1. Field of the Invention
The present invention relates to a calibration method to calibrate a lithographic apparatus. Further, the invention relates to a lithographic apparatus including a control system to calibrate the apparatus, as well as to a computer product to perform a calibration method.
2. Description of the Related Art
A lithographic apparatus is a machine that applies a desired pattern onto a substrate, usually onto a target portion of the substrate. A lithographic apparatus can be used, for example, in the manufacture of integrated circuits (ICs). In such a case, a patterning device, which is alternatively referred to as a mask or a reticle, may be used to generate a circuit pattern to be formed on an individual layer of the IC. This pattern can be transferred onto a target portion (e.g. including part of, one, or several dies) on a substrate (e.g. a silicon wafer). Transfer of the pattern is typically via imaging onto a layer of radiation-sensitive material (resist) provided on the substrate. In general, a single substrate will contain a network of adjacent target portions that are successively patterned. Conventional lithographic apparatus include so-called steppers, in which each target portion is irradiated by exposing an entire pattern onto the target portion at once, and so-called scanners, in which each target portion is irradiated by scanning the pattern through a radiation beam in a given direction (the “scanning”-direction) while synchronously scanning the substrate parallel or anti-parallel to this direction. It is also possible to transfer the pattern from the patterning device to the substrate by imprinting the pattern onto the substrate.

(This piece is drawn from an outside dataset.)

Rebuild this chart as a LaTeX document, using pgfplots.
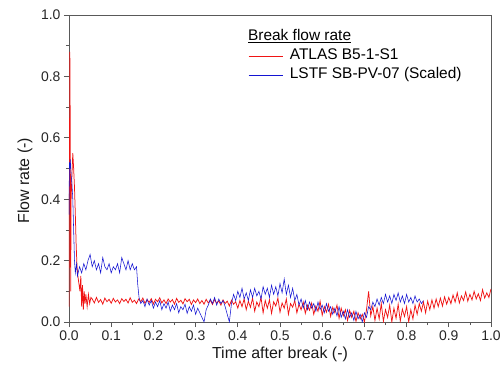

A lithographic apparatus includes a substrate table. A position of the substrate table is measured by a measurement system including position sensors. The position sensors may include, e.g., an interferometer and/or an encoder. The interferometer is a type of optical measurement device which measures a distance towards a reference, commonly a mirror or other reflecting surface. The encoder is a type of optical measurement device which measures a position of a reference by detecting an interaction of an optical beam with a pattern on the reference, the pattern including a grid, grating, etc. Depending on a position of the reference, a different reflection, diffraction, etc. will occur, which is detected and thus measured, thereby providing position information regarding the reference.
In an existing design of the lithographic apparatus, the substrate table includes reflecting sides. The interferometers use these reflecting sides as mirrors by directing a measurement beam thereto. A plurality of the interferometers is used directed at different sides of the substrate table. Preferably, at least two interferometers are directed to a same reflecting side of the substrate table, thereby providing information as to a length of an optical part between the interferometer and the reflecting side of the substrate table. Thereby, a position of the substrate table may be measured in a plane substantially parallel to the surface of the substrate held by the substrate table. This plane is commonly indicated as the X, Y plane, while the dimension perpendicular thereto is referred to as the Z dimension. By such a combination of interferometers, a position of the substrate table may be provided in X and Y direction as well as in a rotation with respect to the Z axis.
However, the reflecting sides have imperfections. In particular, they may show irregularities in flatness on the surface thereof, which irregularities are position dependent and result in an error in the measurement of the position of the substrate table. This error is also dependent on the position at which the beam of the interferometer is reflected by the reflective side. For example, an error of the interferometer to measure a position of the substrate table in X direction is dependant on a position in Y direction of the substrate table, and vice versa. An error in a measurement of a rotation of the substrate table with respect to the Z axis is dependant on a position of the substrate table in Y direction, assuming that the rotation is measured by directing two or more interferometers towards a side of the substrate table which is parallel to the Y direction.
In order to compensate for these errors, it is known to perform a calibration process, in which—a pattern is repeatedly irradiated onto the surface of the substrate, the substrate being displaced between successive irradiations thereby irradiating the patterns next to each other, or partly overlapping, to form a single dimensional arrangement of patterns on the surface of the substrate, the arrangement extending preferably in X or Y direction. The patterns are read out and incremental position deviations are derived from reading out neighboring (e.g. overlapping) patterns. Therefrom, a position error is derived, which may be used to calibrate the position of the substrate table in the dimension in question.
It is noted that this calibration does not provide a separate calibration for the measurement system, but provides a calibration of the positioning system as a whole which provides for the positioning of the substrate table, the measurement system forming part of that positioning system.
In recent designs, requirements as to the accuracy of the position measurement system of the substrate table are increased, and use has been made of a two dimensional grating provided over the substrate table. The substrate table is provided with a plurality of sensors, which provide position information by directing appropriate measurement beams towards the grid or grating. The measurement sensors may, e.g., include interferometers, encoders, or any combination thereof, depending on the position information to be obtained from that particular sensor. In these configurations, each of the sensors is prone to an error, which is dependant on the position of the substrate table in both X and Y directions. This is caused by the fact that irregularities of these grating plates also result in local position errors. From the signals provided by the individual sensors, a measured position of the substrate table in each of these degrees of freedom thus also shows a position dependent error (deviation from the actual position of the table).
Consequently, here also a calibration process is desired to compensate for the effects of imperfections in the measurement system.